REPUBLIKA.CO.ID, JAKARTA -- Long Covid telah memengaruhi sekitar 31 persen hingga 69 persen pasien Covid-19. Kondisi itu merujuk pada seseorang yang tidak lagi mengidap Covid-19 namun masih merasakan dampak berkepanjangan.
Gejala long Covid antara lain gangguan mengingat, masalah pencernaan, kelelahan, kehilangan penciuman, batuk yang berkepanjangan, dan sesak napas. Para peneliti melakukan tinjauan lebih dalam terhadap kondisi tersebut.
Studi baru yang terbit pekan ini di jurnal ilmiah Cell merangkum data 390 pasien Covid-19 yang dicermati oleh lebih dari 50 peneliti. Kondisi para pasien ditinjau sejak masing-masing didiagnosis mengidap Covid-19.
Sekitar 37 persen pasien dalam penelitian melaporkan tiga atau lebih gejala long Covid beberapa bulan setelah infeksi. Sekitar 24 persen melaporkan satu atau dua gejala, dan 39 persen melaporkan tidak ada gejala.
Hasil studi mengidentifikasi empat faktor risiko utama long Covid. Pertama, diabetes tipe dua. Pasien yang sebelumnya sudah mengidap diabetes tipe dua ditengarai memiliki risiko lebih besar mengalami long Covid.
Para peneliti memperingatkan pasien diabetes tipe dua untuk lebih berhati-hati. Hanya ada sedikit kemungkinan bahwa kondisi medis lain yang sudah ada sebelumnya dapat meningkatkan risiko mengidap long Covid.
Faktor risiko kedua adalah fragmen SARS-CoV-2 yang beredar pada saat diagnosis. Sejumlah besar RNA virus corona yang ditemukan dalam aliran darah seseorang sejak sebelum terjangkit Covid-19 bisa berarti mereka lebih berisiko terkena long Covid.
Selanjutnya, faktor risiko ketiga yakni reaktivasi virus Epstein-Barr. Sebagai informasi, virus Epstein-Barr dapat menyebabkan mononukleosis, tetapi biasanya kondisinya tidak aktif di dalam tubuh.
Pasien yang memiliki virus ini dan teraktifkan kembali dalam sistem pada saat didiagnosis Covid-19 berkorelasi dengan peningkatan risiko mengidap long Covid. Faktor risiko keempat adalah kehadiran autoantibodi spesifik.
Autoantibodi diciptakan oleh sistem kekebalan, tetapi diarahkan untuk menyerang jaringan atau organ mereka sendiri. Jumlah yang lebih besar dari beberapa autoantibodi dalam tubuh dapat menunjukkan bahwa seseorang memiliki tingkat antibodi pelindung yang lebih rendah terhadap Covid-19 sehingga memicu long Covid.

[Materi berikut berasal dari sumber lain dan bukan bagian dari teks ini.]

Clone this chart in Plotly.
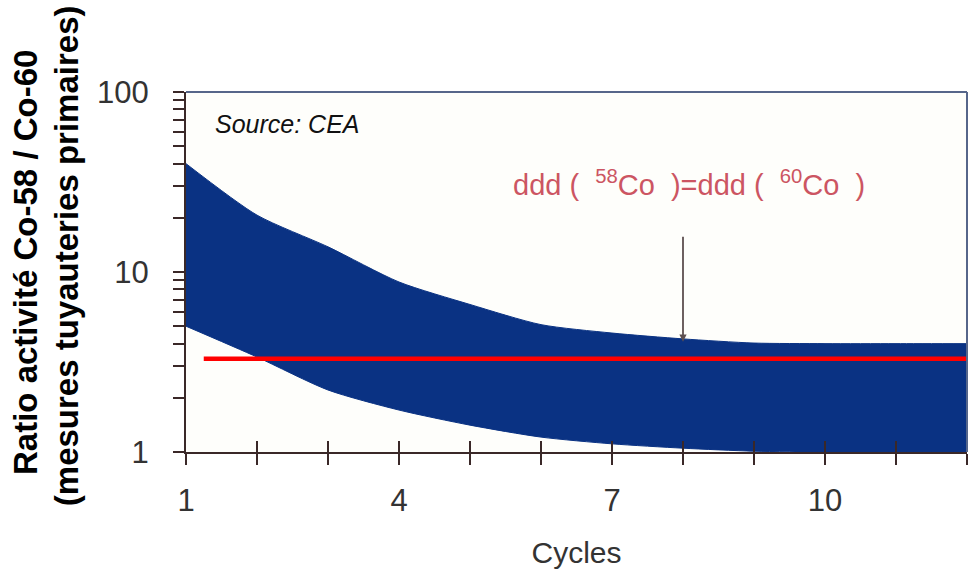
import numpy as np
import plotly.graph_objects as go

# ---- data ----
cycles = [1, 2, 3, 4, 5, 6, 7, 8, 9, 10, 11, 12]
ratio_upper = [40, 20.7, 13.8, 8.8, 6.6, 5.1, 4.58, 4.25, 4.03, 4.0, 4.0, 4.0]
ratio_lower = [5.0, 3.37, 2.21, 1.71, 1.41, 1.21, 1.11, 1.05, 1.01, 1.0, 1.0, 1.0]
threshold_x = [1.25, 12]
threshold_y = [3.3, 3.3]

x_major_ticks = [1, 4, 7, 10]
x_major_text = ["1", "4", "7", "10"]
x_all_ticks = list(range(1, 13))
y_major_ticks = [1, 10, 100]
y_major_text = ["1", "10", "100"]
y_minor_ticks = [2, 3, 4, 5, 6, 7, 8, 9, 20, 30, 40, 50, 60, 70, 80, 90]

arrow_x = 8
arrow_tip = 4.1
arrow_tail = 16
label_x = 8.08
label_y = 31.2
source_x = 1.38
source_y = 66

NAVY = "#0a3283"
AXIS = "#3a2828"
FONT = "Liberation Sans, Arial, sans-serif"

fig = go.Figure()

fig.add_trace(go.Scatter(
    x=cycles, y=ratio_lower, mode="lines",
    line=dict(color=NAVY, width=1, shape="spline", smoothing=0.7),
    hoverinfo="skip", showlegend=False))
fig.add_trace(go.Scatter(
    x=cycles, y=ratio_upper, mode="lines", fill="tonexty", fillcolor=NAVY,
    line=dict(color=NAVY, width=1, shape="spline", smoothing=0.7),
    hoverinfo="skip", showlegend=False))

fig.add_trace(go.Scatter(
    x=threshold_x, y=threshold_y, mode="lines",
    line=dict(color="#ff0000", width=4.5), showlegend=False))

# invisible trace so the overlay x axis is drawn
fig.add_trace(go.Scatter(x=[1], y=[1], xaxis="x2", mode="markers",
                         marker=dict(opacity=0), showlegend=False, hoverinfo="skip"))

fig.update_layout(
    width=969, height=572,
    margin=dict(l=186, r=2, t=92, b=120),
    paper_bgcolor="#ffffff", plot_bgcolor="#fefefb",
    font=dict(family=FONT, color="#333333"),
    xaxis=dict(
        range=[1, 12], tickmode="array", tickvals=x_major_ticks, ticktext=x_major_text,
        ticks="outside", ticklen=11, tickwidth=2, tickcolor=AXIS,
        minor=dict(tickmode="array", tickvals=x_all_ticks, ticks="outside",
                   ticklen=11, tickwidth=2, tickcolor=AXIS, showgrid=False),
        showline=True, linecolor=AXIS, linewidth=2, showgrid=False, zeroline=False,
        tickfont=dict(size=31, color="#333333"), ticklabelstandoff=9,
        title=dict(text="Cycles", font=dict(size=30, color="#333333"), standoff=25),
    ),
    xaxis2=dict(
        range=[1, 12], overlaying="x", anchor="y", side="bottom",
        tickmode="array", tickvals=x_all_ticks, ticks="inside", ticklen=11,
        tickwidth=2, tickcolor=AXIS, showticklabels=False, showgrid=False,
        zeroline=False, showline=False,
    ),
    yaxis=dict(
        type="log", range=[0, 2], tickmode="array", tickvals=y_major_ticks,
        ticktext=y_major_text, ticks="outside", ticklen=11, tickwidth=2,
        tickcolor=AXIS,
        minor=dict(tickmode="array", tickvals=y_minor_ticks, ticks="outside",
                   ticklen=11, tickwidth=2, tickcolor=AXIS, showgrid=False),
        showline=True, linecolor=AXIS, linewidth=2,
        showgrid=False, zeroline=False,
        tickfont=dict(size=31, color="#333333"), ticklabelstandoff=18,
    ),
)

# top and right frame
fig.add_shape(type="line", xref="paper", yref="paper", x0=0, x1=1, y0=1, y1=1,
              line=dict(color="#56668a", width=2))
fig.add_shape(type="line", xref="paper", yref="paper", x0=1, x1=1, y0=0, y1=1,
              line=dict(color="#56668a", width=2))

# y axis title (two lines)
fig.add_annotation(
    text="<b>Ratio activité Co-58 / Co-60</b>",
    xref="paper", yref="paper", x=-0.2061, y=0.525, xanchor="center", yanchor="middle",
    textangle=-90, showarrow=False, font=dict(size=33, color="#000000", family=FONT))
fig.add_annotation(
    text="<b>(mesures tuyauteries primaires)</b>",
    xref="paper", yref="paper", x=-0.1536, y=0.544, xanchor="center", yanchor="middle",
    textangle=-90, showarrow=False, font=dict(size=33, color="#000000", family=FONT))

fig.add_annotation(
    text="<i>Source: CEA</i>", x=source_x, y=np.log10(source_y),
    xanchor="left", yanchor="middle", showarrow=False,
    font=dict(size=25, color="#111111", family=FONT))

fig.add_annotation(
    text="ddd (  <sup>58</sup>Co  )=ddd (  <sup>60</sup>Co  )",
    x=label_x, y=np.log10(label_y), xanchor="center", yanchor="middle",
    showarrow=False, font=dict(size=29, color="#cc5562", family=FONT))

fig.add_annotation(
    x=arrow_x, y=np.log10(arrow_tip), ax=arrow_x, ay=np.log10(arrow_tail),
    axref="x", ayref="y", xref="x", yref="y", text="", showarrow=True,
    arrowhead=2, arrowsize=0.8, arrowwidth=1.8, arrowcolor="#5e5050")

fig.write_html("out.html", config={"displayModeBar": False},
               post_script="document.body.style.margin='0';")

Studi juga menemukan bahwa perempuan yang mengidap long Covid cenderung mengalami lebih banyak gejala neurologis. Selain itu, pasien long Covid yang memiliki penyakit jantung lebih mungkin kehilangan fungsi indra penciuman dan indra perasa.
Saat ini, belum ada obat untuk mengatasi long Covid. Penelitian menyarankan pemberian obat antivirus di awal terserang Covid-19 untuk menangani kelebihan virus dalam sistem dan membantu mengurangi risiko long Covid.
Para peneliti juga menyebutkan pentingnya studi lanjutan untuk mengonfirmasi temuan itu. Terutama, penelitian dengan jumlah peserta lebih banyak dan dalam jangka waktu yang lebih lama, dikutip dari laman Fortune, Jumat (28/1/2022).